What’s going on: “States will hold an estimated $136.8 billion in rainy-day funds this fiscal year, according to the National Association of State Budget Officers, up from $134.5 billion a year earlier, when they represented 0.53% of gross domestic product, the highest in records going back to 1988. This year’s figure would represent roughly 12.4% of their total spending.”
- The reserves, much of which came from several rounds of federal fiscal stimulus funding, could make routine cuts unnecessary this year.
- Thirty-nine state governments “have the reserves necessary to offset all the revenue expected to be lost in a relatively mild recession. Four more are within striking distance.”
- Cities including Los Angeles, Chicago and New York City also have larger-than-usual discretionary funds.

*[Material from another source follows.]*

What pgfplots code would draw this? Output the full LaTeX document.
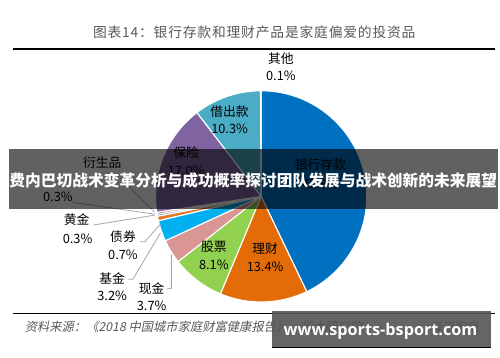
\documentclass[border=0pt]{standalone}
\usepackage{pgfplots}
\usepackage{pgfplotstable}
\pgfplotsset{compat=1.18}
\usepackage{fontspec}
\newfontfamily\cjk{Noto Sans CJK SC}
\newfontfamily\cjktitle[LetterSpace=6]{Noto Sans CJK SC}
\newfontfamily\cjkit[FakeSlant=0.2]{Noto Sans CJK SC}
\newfontfamily\wm{Open Sans}
\definecolor{pc0}{HTML}{0070C0}
\definecolor{pc1}{HTML}{E36C09}
\definecolor{pc2}{HTML}{92D050}
\definecolor{pc3}{HTML}{D99694}
\definecolor{pc4}{HTML}{00B0F0}
\definecolor{pc5}{HTML}{E07B2A}
\definecolor{pc6}{HTML}{4F81BD}
\definecolor{pc7}{HTML}{C0504D}
\definecolor{pc8}{HTML}{8064A2}
\definecolor{pc9}{HTML}{4BACC6}
\definecolor{pc10}{HTML}{D9D9D9}
\definecolor{titlegray}{HTML}{595959}
\definecolor{linegray}{HTML}{A6A6A6}

% share of household assets (%), clockwise from 12 o'clock
\pgfplotstableread[col sep=comma]{
name,value
银行存款,42.9
理财,13.4
股票,8.1
现金,3.7
基金,3.2
债券,0.7
黄金,0.3
衍生品,0.3
保险,17.0
借出款,10.3
其他,0.1
}\pietable

\begin{document}
\xdef\cum{90}
\foreach \i in {0,...,10}{%
  \pgfplotstablegetelem{\i}{value}\of\pietable
  \pgfmathsetmacro\b{\cum - \pgfplotsretval*3.6}%
  \expandafter\xdef\csname sA\i\endcsname{\cum}%
  \expandafter\xdef\csname sB\i\endcsname{\b}%
  \xdef\cum{\b}%
}
\begin{tikzpicture}
\useasboundingbox (0,0) rectangle (500bp,362bp);
\begin{axis}[x=1bp, y=1bp, xmin=0, xmax=500, ymin=0, ymax=362,
  hide axis, scale only axis, clip=false, anchor=south west, at={(0,0)}]
% pie slices
\pgfplotsinvokeforeach{0,...,10}{
  \filldraw[fill=pc#1, draw=white, line width=1.1bp, line join=round]
    (axis cs:258,163) -- ++(\csname sA#1\endcsname:107bp)
    arc[start angle=\csname sA#1\endcsname, end angle=\csname sB#1\endcsname, radius=107bp] -- cycle;
}
% title and rules
\node[font=\cjktitle\fontsize{14}{16}\selectfont, text=titlegray] at (axis cs:251,329) {图表14：银行存款和理财产品是家庭偏爱的投资品};
\draw[line width=2bp, black] (axis cs:7,312.5) -- (axis cs:495,312.5);
\draw[line width=1.2bp, black] (axis cs:7,44) -- (axis cs:495,44);
\node[anchor=west, font=\cjkit\fontsize{12.5}{14}\selectfont, text=titlegray] at (axis cs:15,31) {资料来源：《2018 中国城市家庭财富健康报告》，恒大研究院};
\node[font=\cjk\fontsize{12}{14}\selectfont, text=titlegray] at (axis cs:455,31) {泽平宏观};
% leader lines
\draw[linegray, line width=0.8bp] (axis cs:67,157) -- (axis cs:150,145);
\draw[linegray, line width=0.8bp] (axis cs:115,182) -- (axis cs:150,147);
\draw[linegray, line width=0.8bp] (axis cs:88,134) -- (axis cs:150,144);
\draw[linegray, line width=0.8bp] (axis cs:135,117) -- (axis cs:140,117) -- (axis cs:156,135);
\draw[linegray, line width=0.8bp] (axis cs:123,79) -- (axis cs:128,79) -- (axis cs:156,126);
\draw[linegray, line width=0.8bp] (axis cs:162,69) -- (axis cs:167,70) -- (axis cs:167,104);
% labels
\tikzset{lab/.style={font=\cjk\fontsize{13}{15}\selectfont, text=black}}
\node[lab] at (axis cs:278,303) {其他};
\node[lab] at (axis cs:278,285) {0.1\%};
\node[lab] at (axis cs:226,249) {借出款};
\node[lab] at (axis cs:226,231) {10.3\%};
\node[lab] at (axis cs:182,207) {保险};
\node[lab] at (axis cs:182,189) {17.0\%};
\node[lab] at (axis cs:318,195) {银行存款};
\node[lab] at (axis cs:318,176) {42.9\%};
\node[lab] at (axis cs:262,110) {理财};
\node[lab] at (axis cs:262,92) {13.4\%};
\node[lab] at (axis cs:210,112) {股票};
\node[lab] at (axis cs:210,94) {8.1\%};
\node[lab] at (axis cs:147,70) {现金};
\node[lab] at (axis cs:147,52) {3.7\%};
\node[lab] at (axis cs:107,80) {基金};
\node[lab] at (axis cs:107,62) {3.2\%};
\node[lab] at (axis cs:118,122) {债券};
\node[lab] at (axis cs:118,104) {0.7\%};
\node[lab] at (axis cs:71,139) {黄金};
\node[lab] at (axis cs:72,120) {0.3\%};
\node[lab] at (axis cs:97,197) {衍生品};
\node[lab] at (axis cs:52,163) {0.3\%};
% overlay banner
\fill[black, opacity=0.62] (axis cs:2,150) rectangle (axis cs:498,211);
\node[font=\cjk\bfseries\fontsize{16}{18}\selectfont, text=white, inner sep=0pt] at (axis cs:250,179) {费内巴切战术变革分析与成功概率探讨团队发展与战术创新的未来展望};
% watermark
\fill[black!67, opacity=0.9] (axis cs:269,10) rectangle (axis cs:491,47);
\draw[black, line width=1.5bp] (axis cs:269,10) -- (axis cs:491,10);
\node[font=\wm\bfseries\fontsize{16.5}{18}\selectfont, text=white, inner sep=0pt] at (axis cs:379,26) {www.sports-bsport.com};
\end{axis}
\end{tikzpicture}
\end{document}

Why it’s important: A coming economic recession is all but inevitable, according to the majority of those surveyed in a recent Wall Street Journal polling of economists.
- While the downturn is likely “to be shallow and short-lived,” state and municipal government rainy-day funds could soften the blow.
- “‘If [states] wanted to use their reserves and not adjust their budgets, it looks like those reserves would be there to cover most of these potential losses in a shallow recession,’ said Geoffrey Buswick, government sector lead at S&P Global.”
The NAM’s take: Said NAM Chief Economist Chad Moutray, “Infrastructure spending and increased investments in the U.S. will also provide tailwinds to the economy this year, helping to mitigate any headwinds coming from slowing growth and an uncertain outlook.”